The Authority gave express consideration to the applicant’s claims as to the cost of living in Lebanon, including at [37]. It found that country information supported the proposition there is poverty and substantial socio-economic problems in Beirut, and that the influx of refugees in the region has placed additional pressure on Beirut infrastructure and services. However, the applicant had work experience in Australia, which the Authority considered would be conducive to his finding employment and establishing himself in Beirut. The Authority further considered country information concerning the existence of a range of non-government organisations which provide support. It was not satisfied that the cost of living, the applicant’s lost superannuation for a period of six years, or the years he had spent in Australia, would mean that he faced a real chance of a threatened capacity to subsist in the reasonably foreseeable future upon return, or that his financial circumstances would otherwise lead to serious harm.
With respect to complementary protection, from [48] the Authority considered the reasonableness of relocation by reference to the applicant’s circumstances and his claim as to living costs. The Authority also considered that the applicant would be living apart from his family in Tripoli, and took into account his previous depression, panic attacks, and his becoming hysterical (in relation to the deaths of his relatives in Lebanon)[16].
[16] At [51].
The current proceedings
These proceedings began with a show cause application filed on 7 April 2017. The applicant continues to rely upon that application. There is one particularised ground in it:
The Immigration Assessment Authority (IAA) denied the applicant denied procedural fairness by providing him with incorrect advice as to the IAA review procedure.
Particulars
(a)At paragraph 4 of the decision record, it stated the following;-
‘that the applicant spoke with the IAA using the services of an Arabic interpreter.

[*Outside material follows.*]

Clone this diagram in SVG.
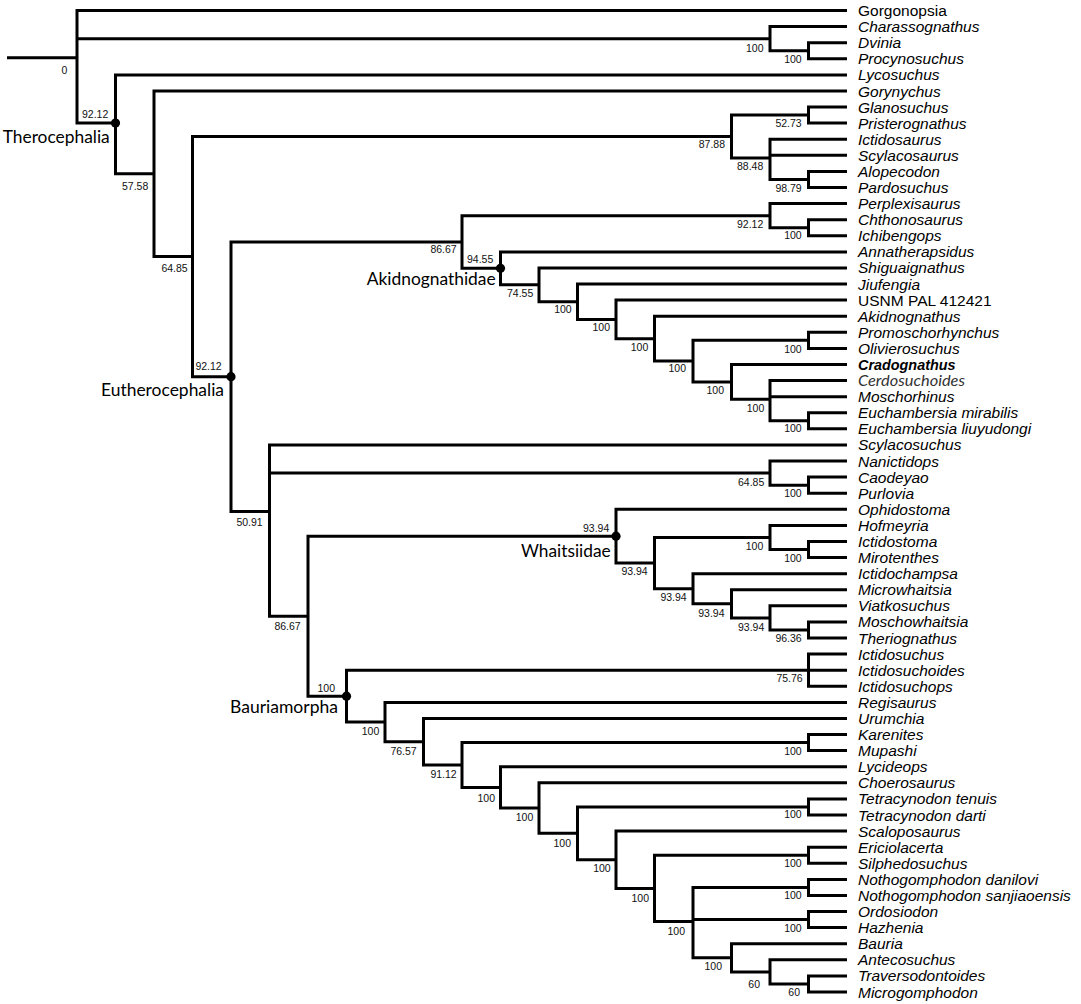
<svg xmlns="http://www.w3.org/2000/svg" width="1081" height="1004" viewBox="0 0 1081 1004">
<style>
.br{fill:none;stroke:#000;stroke-width:3;stroke-linejoin:miter;stroke-linecap:butt}
.tx{font-family:"Liberation Sans",Arial,sans-serif;font-size:15.5px;font-style:italic;fill:#000}
.up{font-style:normal}
.bd{font-weight:bold;font-size:14.4px}
.cd{font-family:Lato,"Liberation Sans",sans-serif;font-size:15.5px;font-style:italic;fill:#333}
.bs{font-family:"Liberation Sans",Arial,sans-serif;font-size:10.5px;fill:#111;text-anchor:end}
.cl{font-family:Lato,"Open Sans","Liberation Sans",sans-serif;font-size:18px;fill:#000}
.dot{fill:#000}
</style>
<rect width="1081" height="1004" fill="#fff"/>
<g id="connectors">
<path class="br" d="M7,57.85H77M847,10.5H77V123H115.5M77,38.7H770"/>
<path class="br" d="M847,26.6H770V50.75H808.5"/>
<path class="br" d="M847,42.7H808.5V58.8H847"/>
<path class="br" d="M847,74.9H115.5V173.8H154"/>
<path class="br" d="M847,91H154V256.6H192.5"/>
<path class="br" d="M731.5,136.5H192.5V376.7H231"/>
<path class="br" d="M808.5,115.05H731.5V157.98H770"/>
<path class="br" d="M847,107H808.5V123.1H847"/>
<path class="br" d="M847,139.2H770V179.45H808.5M770,155.3H847"/>
<path class="br" d="M847,171.4H808.5V187.5H847"/>
<path class="br" d="M462,242H231V511.4H269.5"/>
<path class="br" d="M770,215.7H462V268.35H500.5"/>
<path class="br" d="M847,203.6H770V227.75H808.5"/>
<path class="br" d="M847,219.7H808.5V235.8H847"/>
<path class="br" d="M847,251.9H500.5V284.8H539"/>
<path class="br" d="M847,267.9H539V301.7H577.5"/>
<path class="br" d="M847,284H577.5V319.4H616"/>
<path class="br" d="M847,300.1H616V338.7H654.5"/>
<path class="br" d="M847,316.2H654.5V361.1H693"/>
<path class="br" d="M808.5,340.35H693V381.9H731.5"/>
<path class="br" d="M847,332.3H808.5V348.4H847"/>
<path class="br" d="M847,364.5H731.5V399.37H770"/>
<path class="br" d="M847,380.6H770V420.8H808.5M770,396.7H847"/>
<path class="br" d="M847,412.8H808.5V428.8H847"/>
<path class="br" d="M847,444.9H269.5V616.2H308M269.5,473.1H770"/>
<path class="br" d="M847,461H770V485.15H808.5"/>
<path class="br" d="M847,477.1H808.5V493.2H847"/>
<path class="br" d="M616,536.2H308V696.15H346.5"/>
<path class="br" d="M847,509.3H616V563.1H654.5"/>
<path class="br" d="M770,537.5H654.5V588.75H693"/>
<path class="br" d="M847,525.4H770V549.55H808.5"/>
<path class="br" d="M847,541.5H808.5V557.6H847"/>
<path class="br" d="M847,573.7H693V603.8H731.5"/>
<path class="br" d="M847,589.7H731.5V617.9H770"/>
<path class="br" d="M847,605.8H770V629.95H808.5"/>
<path class="br" d="M847,621.9H808.5V638H847"/>
<path class="br" d="M808.5,670.2H346.5V722.1H385"/>
<path class="br" d="M847,654.1H808.5V686.3H847M808.5,670.2H847"/>
<path class="br" d="M847,702.4H385V741.75H423.5"/>
<path class="br" d="M847,718.5H423.5V765H462"/>
<path class="br" d="M808.5,742.6H462V787.4H500.5"/>
<path class="br" d="M847,734.6H808.5V750.6H847"/>
<path class="br" d="M847,766.7H500.5V808.1H539"/>
<path class="br" d="M847,782.8H539V833.35H577.5"/>
<path class="br" d="M808.5,806.95H577.5V859.75H616"/>
<path class="br" d="M847,798.9H808.5V815H847"/>
<path class="br" d="M847,831.1H616V888.4H654.5"/>
<path class="br" d="M808.5,855.25H654.5V921.6H693"/>
<path class="br" d="M847,847.2H808.5V863.3H847"/>
<path class="br" d="M808.5,887.45H693V957.8H731.5M693,919.55H808.5"/>
<path class="br" d="M847,879.4H808.5V895.5H847"/>
<path class="br" d="M847,911.5H808.5V927.6H847"/>
<path class="br" d="M847,943.7H731.5V971.9H770"/>
<path class="br" d="M847,959.8H770V983.95H808.5"/>
<path class="br" d="M847,975.9H808.5V992H847"/>
</g>
<g id="clades">
<g id="therocephalia"><circle class="dot" cx="115.5" cy="123" r="4.6"/><text class="cl" x="2.7" y="143" textLength="107" lengthAdjust="spacingAndGlyphs">Therocephalia</text></g>
<g id="eutherocephalia"><circle class="dot" cx="231" cy="376.7" r="4.6"/><text class="cl" x="101" y="396" textLength="123" lengthAdjust="spacingAndGlyphs">Eutherocephalia</text></g>
<g id="akidnognathidae"><circle class="dot" cx="500.5" cy="268.35" r="4.6"/><text class="cl" x="366.7" y="285" textLength="129" lengthAdjust="spacingAndGlyphs">Akidnognathidae</text></g>
<g id="whaitsiidae"><circle class="dot" cx="616" cy="536.2" r="4.6"/><text class="cl" x="521" y="557" textLength="89.7" lengthAdjust="spacingAndGlyphs">Whaitsiidae</text></g>
<g id="bauriamorpha"><circle class="dot" cx="346.5" cy="696.15" r="4.6"/><text class="cl" x="230" y="713" textLength="108" lengthAdjust="spacingAndGlyphs">Bauriamorpha</text></g>
</g>
<g id="support">
<text class="bs" x="67.3" y="74">0</text>
<text class="bs" x="108.3" y="118.3">92.12</text>
<text class="bs" x="148.3" y="190">57.58</text>
<text class="bs" x="187.7" y="271.7">64.85</text>
<text class="bs" x="221.7" y="369.5">92.12</text>
<text class="bs" x="763.5" y="51.5">100</text>
<text class="bs" x="801.7" y="63.3">100</text>
<text class="bs" x="725" y="148.3">87.88</text>
<text class="bs" x="801.7" y="127">52.73</text>
<text class="bs" x="763.3" y="169.5">88.48</text>
<text class="bs" x="801.7" y="191.7">98.79</text>
<text class="bs" x="456.7" y="252.7">86.67</text>
<text class="bs" x="763.3" y="227.7">92.12</text>
<text class="bs" x="801.7" y="239.3">100</text>
<text class="bs" x="493.3" y="262.7">94.55</text>
<text class="bs" x="533.3" y="296.7">74.55</text>
<text class="bs" x="571.7" y="312.7">100</text>
<text class="bs" x="610" y="331">100</text>
<text class="bs" x="648.3" y="350.7">100</text>
<text class="bs" x="686" y="371.7">100</text>
<text class="bs" x="724" y="394">100</text>
<text class="bs" x="801.7" y="352.7">100</text>
<text class="bs" x="764.3" y="411.7">100</text>
<text class="bs" x="801.7" y="431.7">100</text>
<text class="bs" x="262.7" y="525.5">50.91</text>
<text class="bs" x="764.3" y="486">64.85</text>
<text class="bs" x="801.7" y="496.7">100</text>
<text class="bs" x="300.7" y="630">86.67</text>
<text class="bs" x="609.3" y="531.5">93.94</text>
<text class="bs" x="647.7" y="575">93.94</text>
<text class="bs" x="763.3" y="550">100</text>
<text class="bs" x="801.7" y="561.7">100</text>
<text class="bs" x="686.7" y="601">93.94</text>
<text class="bs" x="724.5" y="616.5">93.94</text>
<text class="bs" x="764.3" y="631">93.94</text>
<text class="bs" x="801.7" y="641.7">96.36</text>
<text class="bs" x="335" y="691.5">100</text>
<text class="bs" x="802.7" y="681.7">75.76</text>
<text class="bs" x="379.3" y="735">100</text>
<text class="bs" x="416.7" y="755">76.57</text>
<text class="bs" x="456.7" y="778">91.12</text>
<text class="bs" x="801.7" y="755">100</text>
<text class="bs" x="495" y="801.7">100</text>
<text class="bs" x="533.3" y="820.7">100</text>
<text class="bs" x="571" y="847.3">100</text>
<text class="bs" x="801.7" y="818.3">100</text>
<text class="bs" x="610.7" y="871.7">100</text>
<text class="bs" x="649" y="901.7">100</text>
<text class="bs" x="801.7" y="866.7">100</text>
<text class="bs" x="685" y="935">100</text>
<text class="bs" x="801.7" y="898.5">100</text>
<text class="bs" x="801.7" y="931.7">100</text>
<text class="bs" x="722" y="970">100</text>
<text class="bs" x="760" y="988">60</text>
<text class="bs" x="800" y="996">60</text>
</g>
<g id="taxa">
<g id="t0"><text class="tx up" x="858" y="16">Gorgonopsia</text></g>
<g id="t1"><text class="tx" x="858" y="32.1">Charassognathus</text></g>
<g id="t2"><text class="tx" x="858" y="48.2">Dvinia</text></g>
<g id="t3"><text class="tx" x="858" y="64.3">Procynosuchus</text></g>
<g id="t4"><text class="tx" x="858" y="80.4">Lycosuchus</text></g>
<g id="t5"><text class="tx" x="858" y="96.5">Gorynychus</text></g>
<g id="t6"><text class="tx" x="858" y="112.5">Glanosuchus</text></g>
<g id="t7"><text class="tx" x="858" y="128.6">Pristerognathus</text></g>
<g id="t8"><text class="tx" x="858" y="144.7">Ictidosaurus</text></g>
<g id="t9"><text class="tx" x="858" y="160.8">Scylacosaurus</text></g>
<g id="t10"><text class="tx" x="858" y="176.9">Alopecodon</text></g>
<g id="t11"><text class="tx" x="858" y="193">Pardosuchus</text></g>
<g id="t12"><text class="tx" x="858" y="209.1">Perplexisaurus</text></g>
<g id="t13"><text class="tx" x="858" y="225.2">Chthonosaurus</text></g>
<g id="t14"><text class="tx" x="858" y="241.3">Ichibengops</text></g>
<g id="t15"><text class="tx" x="858" y="257.4">Annatherapsidus</text></g>
<g id="t16"><text class="tx" x="858" y="273.4">Shiguaignathus</text></g>
<g id="t17"><text class="tx" x="858" y="289.5">Jiufengia</text></g>
<g id="t18"><text class="tx up" x="858" y="305.6">USNM PAL 412421</text></g>
<g id="t19"><text class="tx" x="858" y="321.7">Akidnognathus</text></g>
<g id="t20"><text class="tx" x="858" y="337.8">Promoschorhynchus</text></g>
<g id="t21"><text class="tx" x="858" y="353.9">Olivierosuchus</text></g>
<g id="t22"><text class="tx bd" x="858" y="369.6">Cradognathus</text></g>
<g id="t23"><text class="cd" x="858" y="386.4" textLength="107" lengthAdjust="spacingAndGlyphs">Cerdosuchoides</text></g>
<g id="t24"><text class="tx" x="858" y="402.2">Moschorhinus</text></g>
<g id="t25"><text class="tx" x="858" y="418.3">Euchambersia mirabilis</text></g>
<g id="t26"><text class="tx" x="858" y="434.3">Euchambersia liuyudongi</text></g>
<g id="t27"><text class="tx" x="858" y="450.4">Scylacosuchus</text></g>
<g id="t28"><text class="tx" x="858" y="466.5">Nanictidops</text></g>
<g id="t29"><text class="tx" x="858" y="482.6">Caodeyao</text></g>
<g id="t30"><text class="tx" x="858" y="498.7">Purlovia</text></g>
<g id="t31"><text class="tx" x="858" y="514.8">Ophidostoma</text></g>
<g id="t32"><text class="tx" x="858" y="530.9">Hofmeyria</text></g>
<g id="t33"><text class="tx" x="858" y="547">Ictidostoma</text></g>
<g id="t34"><text class="tx" x="858" y="563.1">Mirotenthes</text></g>
<g id="t35"><text class="tx" x="858" y="579.2">Ictidochampsa</text></g>
<g id="t36"><text class="tx" x="858" y="595.2">Microwhaitsia</text></g>
<g id="t37"><text class="tx" x="858" y="611.3">Viatkosuchus</text></g>
<g id="t38"><text class="tx" x="858" y="627.4">Moschowhaitsia</text></g>
<g id="t39"><text class="tx" x="858" y="643.5">Theriognathus</text></g>
<g id="t40"><text class="tx" x="858" y="659.6">Ictidosuchus</text></g>
<g id="t41"><text class="tx" x="858" y="675.7">Ictidosuchoides</text></g>
<g id="t42"><text class="tx" x="858" y="691.8">Ictidosuchops</text></g>
<g id="t43"><text class="tx" x="858" y="707.9">Regisaurus</text></g>
<g id="t44"><text class="tx" x="858" y="724">Urumchia</text></g>
<g id="t45"><text class="tx" x="858" y="740.1">Karenites</text></g>
<g id="t46"><text class="tx" x="858" y="756.1">Mupashi</text></g>
<g id="t47"><text class="tx" x="858" y="772.2">Lycideops</text></g>
<g id="t48"><text class="tx" x="858" y="788.3">Choerosaurus</text></g>
<g id="t49"><text class="tx" x="858" y="804.4">Tetracynodon tenuis</text></g>
<g id="t50"><text class="tx" x="858" y="820.5">Tetracynodon darti</text></g>
<g id="t51"><text class="tx" x="858" y="836.6">Scaloposaurus</text></g>
<g id="t52"><text class="tx" x="858" y="852.7">Ericiolacerta</text></g>
<g id="t53"><text class="tx" x="858" y="868.8">Silphedosuchus</text></g>
<g id="t54"><text class="tx" x="858" y="884.9">Nothogomphodon danilovi</text></g>
<g id="t55"><text class="tx" x="858" y="901">Nothogomphodon sanjiaoensis</text></g>
<g id="t56"><text class="tx" x="858" y="917">Ordosiodon</text></g>
<g id="t57"><text class="tx" x="858" y="933.1">Hazhenia</text></g>
<g id="t58"><text class="tx" x="858" y="949.2">Bauria</text></g>
<g id="t59"><text class="tx" x="858" y="965.3">Antecosuchus</text></g>
<g id="t60"><text class="tx" x="858" y="981.4">Traversodontoides</text></g>
<g id="t61"><text class="tx" x="858" y="997.5">Microgomphodon</text></g>
</g>
</svg>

He asked if he would be contacted for a hearing and was advised that usually the IAA does not provide a hearing, that the review is undertaken on the papers, and that the IAA would review the file provided by the Department of Immigration and Border Protection (DIBP). The applicant was further advised that if he wished to provide any further information as to why he disagreed with the DIBP decision he should do so in the next 14 days. It is now over a month later and no such information has been received.”
(b)This advice was incorrect advice and effectively deprived the applicant of the opportunity to provide new evidence or evidence of exceptional circumstances directly to the IAA, as opposed to providing any information as to why he disagreed with the DIBP decision.
(errors in original)
I have before me as evidence the court book filed on 11 May 2017. The applicant and the Minister both filed written submissions and made oral submissions through their representatives at the trial of the matter on 16 August 2017.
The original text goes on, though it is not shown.